Why hasn’t Hastings gone viral?
As of last Wednesday 13th May, according to Public Health England (PHE), 45 people resident in the borough of Hastings had tested positive for coronavirus since the beginning of March. That’s 48.5 per 100,000 population, the lowest infection rate out of all 152 local authority areas in England.
Over the same period, 86 residents of Rother district, encompassing the hinterland of Bexhill, Battle and Rye, received a positive test, equating to 89.9 per 100,000 population – almost twice as high as Hastings but still the sixth lowest across the country.
The Office for National Statistics has, at the time of writing, published a breakdown of fatality figures only up to 17th April. As at that date these clearly reflect, and seem to corroborate, the low rate of infections here. Hastings had recorded only six deaths where the death certificates cited the virus as the underlying cause or a contributory factor – that’s the second lowest rate (6.3 per 100,000 population) of 111 towns and cities across England and Wales; only Norwich was lower.
Neither PHE nor East Sussex Healthcare Trust has offered any explanation for why this part of East Sussex seems to have been spared the much larger proportions of both positive tests and deaths recorded elsewhere. Without reliable data that these and other national authorities either don’t have or won’t release, there can at this stage only be competing speculations.
1 The low positive test number might be simply an index of low test numbers as a whole. People have generally only been getting tested, by a swab to the nose or throat, when they are hospitalised as patients with severe symptoms. PHE has organised some other test centres, and there is now a drive-through centre in Bexhill that ‘frontline key workers’ with some symptoms (a high temperature and/or a new continuous cough) may attend, but in March and for most of April the nearest was at Gatwick – an hour and a half’s drive from Hastings.

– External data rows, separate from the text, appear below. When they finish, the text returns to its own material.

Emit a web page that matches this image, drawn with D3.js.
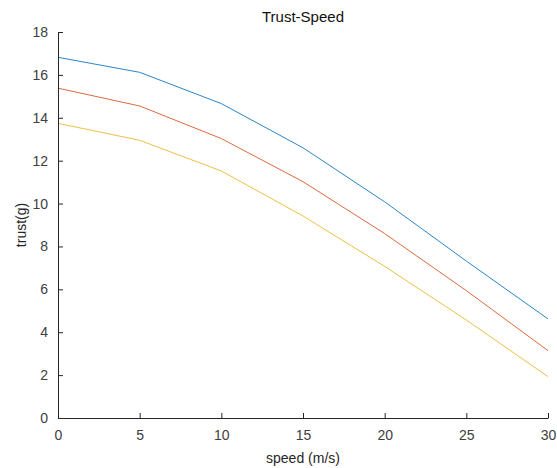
<!DOCTYPE html>
<html>
<head>
<meta charset="utf-8">
<script src="https://cdn.jsdelivr.net/npm/d3@7/dist/d3.min.js"></script>
<style>
  html, body { margin: 0; padding: 0; background: #fff; }
  svg { display: block; font-family: "Liberation Sans", Arial, sans-serif; }
</style>
</head>
<body>
<svg id="chart" width="557" height="468"></svg>
<script>
// Thrust versus speed, three curves
const speeds = [0, 5, 10, 15, 20, 25, 30];
const seriesA = [16.82, 16.12, 14.66, 12.6, 10.08, 7.32, 4.62];
const seriesB = [15.38, 14.55, 13.03, 11.02, 8.6, 5.94, 3.14];
const seriesC = [13.74, 12.95, 11.52, 9.42, 7.07, 4.57, 1.93];
const seriesColors = ["#2a86c8", "#dc6a3e", "#eec046"];
const xTicks = [0, 5, 10, 15, 20, 25, 30];
const yTicks = [0, 2, 4, 6, 8, 10, 12, 14, 16, 18];

const svg = d3.select("#chart");
const margin = { left: 58, right: 9, top: 32, bottom: 50 };
const W = 557, H = 468;

const x = d3.scaleLinear().domain([0, 30]).range([margin.left, W - margin.right]);
const y = d3.scaleLinear().domain([0, 18]).range([H - margin.bottom, margin.top]);

const axisColor = "#262626";

// curves
const line = d3.line().x((d, i) => x(speeds[i])).y(d => y(d));
[seriesA, seriesB, seriesC].forEach((s, k) => {
  svg.append("path")
    .datum(s)
    .attr("fill", "none")
    .attr("stroke", seriesColors[k])
    .attr("stroke-width", 1)
    .attr("d", line);
});

// x axis (ticks point inward)
const gx = svg.append("g")
  .attr("transform", `translate(0,${y(0)})`)
  .call(d3.axisBottom(x).tickValues(xTicks).tickSizeInner(-5).tickSizeOuter(0).tickPadding(12));
// y axis
const gy = svg.append("g")
  .attr("transform", `translate(${x(0)},0)`)
  .call(d3.axisLeft(y).tickValues(yTicks).tickSizeInner(-5).tickSizeOuter(0).tickPadding(10));

[gx, gy].forEach(g => {
  g.select(".domain").attr("stroke", axisColor).attr("stroke-width", 1);
  g.selectAll(".tick line").attr("stroke", axisColor);
  g.selectAll(".tick text").attr("fill", "#404040").style("font-size", "14px")
    .style("font-family", "'Liberation Sans', Arial, sans-serif");
});

// title and axis labels
svg.append("text")
  .attr("x", (x(0) + x(30)) / 2).attr("y", 22)
  .attr("text-anchor", "middle")
  .style("font-size", "15px").attr("fill", "#111")
  .text("Trust-Speed");

svg.append("text")
  .attr("x", (x(0) + x(30)) / 2).attr("y", 463)
  .attr("text-anchor", "middle")
  .style("font-size", "14px").attr("fill", "#262626")
  .text("speed (m/s)");

svg.append("text")
  .attr("transform", `translate(26,${(y(0) + y(18)) / 2}) rotate(-90)`)
  .attr("text-anchor", "middle")
  .style("font-size", "14px").attr("fill", "#262626")
  .text("trust(g)");
</script>
</body>
</html>
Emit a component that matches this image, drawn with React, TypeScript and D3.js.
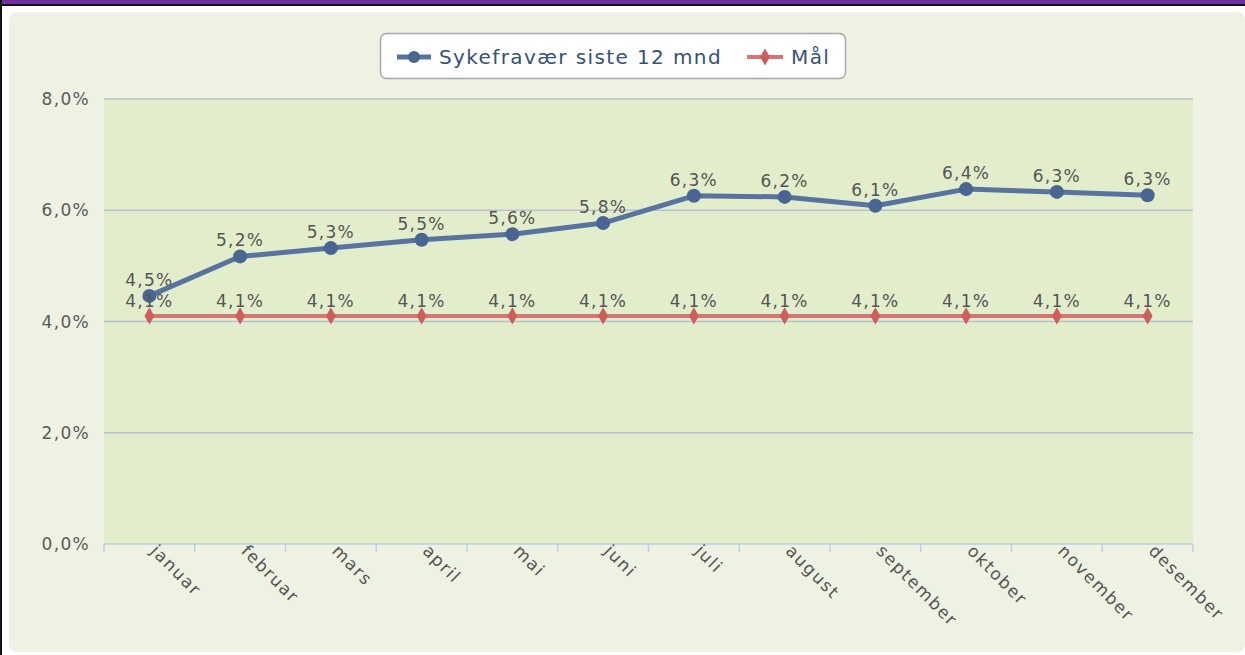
import React from "react";
import * as d3 from "d3";

const months = ["januar", "februar", "mars", "april", "mai", "juni", "juli", "august", "september", "oktober", "november", "desember"];
const sykefravaer = [4.46, 5.17, 5.32, 5.47, 5.57, 5.77, 6.26, 6.24, 6.08, 6.38, 6.33, 6.27];
const maal = [4.1, 4.1, 4.1, 4.1, 4.1, 4.1, 4.1, 4.1, 4.1, 4.1, 4.1, 4.1];
const yTicks = [0, 2, 4, 6, 8];
const seriesNames = ["Sykefravær siste 12 mnd", "Mål"];

const W = 1245, H = 655;
const plot = { left: 104, right: 1193, top: 99, bottom: 544 };
const FONT = "'DejaVu Sans', Verdana, sans-serif";
const BLUE = "#5873a0";
const BLUE_M = "#4a6592";
const RED = "#d47673";
const RED_M = "#cc5f5c";
const LS = 1.3;

const fmt = (v: number) => v.toFixed(1).replace(".", ",") + "%";

export default function App() {
  const x = d3.scaleBand<string>().domain(months).range([plot.left, plot.right]);
  const y = d3.scaleLinear().domain([0, 8]).range([plot.bottom, plot.top]);
  const cx = (m: string) => (x(m) as number) + x.bandwidth() / 2;
  const line = d3.line<number>().x((_, i) => cx(months[i])).y((d) => y(d));
  const diamond = d3.symbol().type(d3.symbolDiamond).size(85)();

  return (
    <svg width={W} height={H} style={{ position: "absolute", left: 0, top: 0, display: "block" }}>
      <rect x={0} y={0} width={W} height={H} fill="#ffffff" />
      <rect x={9} y={12} width={W - 9} height={640} rx={8} fill="#eef2e3" />
      <rect x={0} y={0} width={W} height={5} fill="#7030a0" />
      <rect x={0} y={4} width={W} height={2} fill="#111" />
      <rect x={0} y={0} width={2} height={H} fill="#111" />

      <rect x={plot.left} y={plot.top} width={plot.right - plot.left} height={plot.bottom - plot.top} fill="#e2eecb" />
      {yTicks.map((t) => (
        <g key={t}>
          {t > 0 && <line x1={plot.left} x2={plot.right} y1={y(t)} y2={y(t)} stroke="#b9bfcc" strokeWidth={1.5} />}
          <text x={90} y={y(t) + 6} textAnchor="end" fontFamily={FONT} fontSize={17} letterSpacing={LS} fill="#5a5a5a">{fmt(t)}</text>
        </g>
      ))}
      <line x1={plot.left} x2={plot.right} y1={plot.bottom} y2={plot.bottom} stroke="#bcd0e4" strokeWidth={1.5} />
      {months.concat(["_end"]).map((m, i) => {
        const xx = i < months.length ? (x(m) as number) : plot.right;
        return <line key={m} x1={xx} x2={xx} y1={plot.bottom} y2={plot.bottom + 8} stroke="#bcd0e4" strokeWidth={1.5} />;
      })}
      {months.map((m) => (
        <text key={m} transform={`translate(${cx(m)},${plot.bottom + 8}) rotate(45)`} fontFamily={FONT} fontSize={17} letterSpacing={1.6} fill="#555">{m}</text>
      ))}

      <path d={line(maal) as string} fill="none" stroke={RED} strokeWidth={4} />
      {maal.map((v, i) => (
        <path key={i} d={diamond as string} transform={`translate(${cx(months[i])},${y(v)})`} fill={RED_M} />
      ))}
      <path d={line(sykefravaer) as string} fill="none" stroke={BLUE} strokeWidth={5} strokeLinejoin="round" />
      {sykefravaer.map((v, i) => (
        <circle key={i} cx={cx(months[i])} cy={y(v)} r={7} fill={BLUE_M} />
      ))}

      {maal.map((v, i) => (
        <text key={"m" + i} x={cx(months[i])} y={y(v) - 9} textAnchor="middle" fontFamily={FONT} fontSize={17} letterSpacing={LS} fill="#555">{fmt(v)}</text>
      ))}
      {sykefravaer.map((v, i) => (
        <text key={"s" + i} x={cx(months[i])} y={y(v) - 10} textAnchor="middle" fontFamily={FONT} fontSize={17} letterSpacing={LS} fill="#555">{fmt(v)}</text>
      ))}

      <g>
        <rect x={380.5} y={33.5} width={465} height={45} rx={6} fill="#ffffff" stroke="#a8a8a8" strokeWidth={1.5} />
        <line x1={397} x2={431} y1={57} y2={57} stroke={BLUE} strokeWidth={5} />
        <circle cx={414} cy={57} r={6} fill={BLUE_M} />
        <text x={439} y={64} fontFamily={FONT} fontSize={20} letterSpacing={1.4} fill="#34527a">{seriesNames[0]}</text>
        <line x1={747} x2={783} y1={57} y2={57} stroke={RED} strokeWidth={4} />
        <path d={diamond as string} transform="translate(765,57)" fill={RED_M} />
        <text x={791} y={64} fontFamily={FONT} fontSize={20} letterSpacing={1.4} fill="#34527a">{seriesNames[1]}</text>
      </g>
    </svg>
  );
}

Home testing kits were also made available towards the end of April to boost test numbers. But it has emerged that the swab test is only judged effective anyway in cases where there has been an onset of symptoms within the last five days.
2 Very large numbers of people might have already had the virus in Hastings, and been asymptomatic or recovered without ever being tested. This is certainly a widely held view locally, with many accounts circulating of residents suffering unusual coughs and other ‘flu-like symptoms during the winter months before the coronavirus was recognised as an infection that had reached Britain. (And clearly it had arrived in East Sussex long before official identification: one confirmed case of a family in Maresfield who contracted the disease has been traced back to transmission from an Austrian skiing holiday in mid-January).
This theory could be proved or disproved by administering a reliable antibody blood test to the population, or even to a relatively small random sample. But although PHE issued a statement last week indicating that they had approved a test of this sort which has been developed by the Swiss pharmaceutical company Roche, they do not seem in a great hurry to roll it out; and, when they do, it will understandably be applied first to frontline workers.
3 Very small numbers have been shown to have had the virus, therefore there may have been few to transmit it on during the lockdown. This contrary theory, coupled with mostly self-congratulatory pronouncements as to the local citizenry’s compliance with social distancing guidelines (‘Stay At Home; Protect The NHS… ’ etc), seems to be preferred by the majority and is, no doubt, the basis for public warnings issued to potential visitors by Hastings Borough Council to “keep away from the town”. There was presumably a fear that the partial relaxation of the lockdown from last Wednesday that allows unlimited liberty to drive and exercise outdoors subject to social distancing might have unleashed hordes of socially undistanced incomers from areas with higher infection rates. The revised slogan ‘Stay Alert’ has been treated as a direction to stay inhospitable.
“Hastings Will Remain Closed”
Council leader Kim Forward said: “We love welcoming visitors to Hastings, some of whom return every year to enjoy the fantastic attractions, restaurants and shops our town has to offer. But for now Hastings will remain closed to visitors until we feel it is safe for our town to welcome them again. Our toilets are closed across our town as well which is helping to prevent the spread of Covid-19. We are all working hard in Hastings to keep our residents safe and our infection rate is relatively low and we need it to be even lower.”
The problem with this viewpoint is the problem of the lockdown itself: how can it end? The more protected the population, the more vulnerable it would seem to any fresh incursion of the disease – the ‘second wave’ feared by some epidemiologists. Meanwhile, as featured elsewhere in this newspaper, the hospitality sector, the bedrock of the town’s economy, is in crisis; bail-outs from central government can only be extended for so long. The notion that visitors must be kept away, and that every bar, restaurant, theatre, art gallery, museum and other places of social gathering can be mothballed until a safe and effective vaccine is produced and distributed doesn’t seem remotely realistic, But, on this view, what else is there?